Bu çerçevede Garantörlük sorumluluğunun tüm Kıbrıslılara yönelik olduğunu, bunun için Türkiye’nin sadece Kıbrıslı Türk toplumu için hareket edemeyeceğini vurgularız. Türkiye’nin izlediği siyaset “kabul edilemez önerilerle” Kıbrıs sorununun çözümsüzlüğüne oynamak ve Kıbrıs Türk toplumunun haklarının arkasına saklanarak adamızın tümüne sahip olmaktır. Kıbrıs’ın sahip olduğu doğal gaz ve petrol kaynaklarının yarattığı cazibe tüm emperyalistleri bölgemize taşırken, emperyalizmin taşeronu “Büyük Orta Doğu Projesi’nin” eş başkanı Sn. Recep Tayyip Erdoğan’ın da Kıbrıslıların haklarına göz dikmesine sebep olmuştur. Düne kadar Kıbrıslı Türkleri “besleme” diye niteleyen Sn. Erdoğan’ın şimdi Kıbrıs Türk toplumunun haklarının korunmasından bahsetmesi, Kıbrıs Türk toplumunu çok sevdiğinden değil, tamamen petrol ve doğal gaza sahip çıkmak istemesinden kaynaklanmaktadır.

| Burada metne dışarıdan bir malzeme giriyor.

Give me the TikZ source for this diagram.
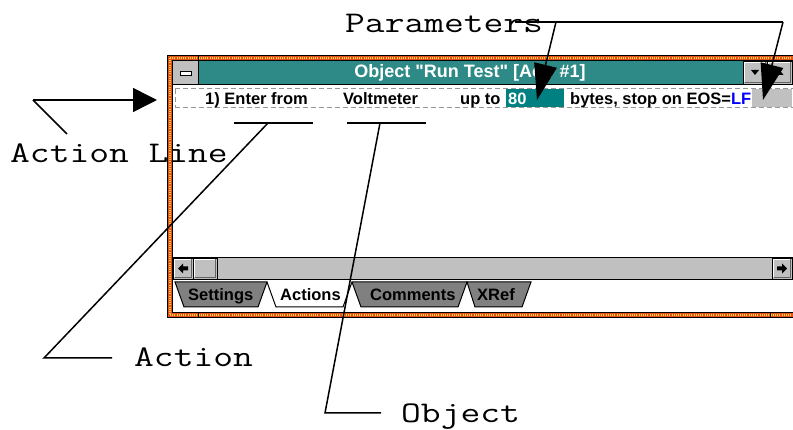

Türkiye yetkilileri ve TC Cumhurbaşkanı Sn. Recep Tayyip Erdoğan’ın yaptığı açıklamalar, samimiyetten uzak, tamamen Türkiye’nin çıkarlarını gözeten açıklamalar olup, Kıbrıs Türk toplumuna ve Kıbrıs’a yararı olmayan açıklamalardır. Kıbrıs Türk toplumunun haklarından bahsetmek, tüm Kıbrıslılara saygı göstermekten geçer. Son altmış yıldır Türkiye’nin izlediği “istirdat planı” adım adım ileriye taşınırken, Kıbrıs Türk toplumunun haklarının korunmasından bahsederken size sormazlar mı “Adanın kuzeyinde Kıbrıslı Türk mü bıraktınız?”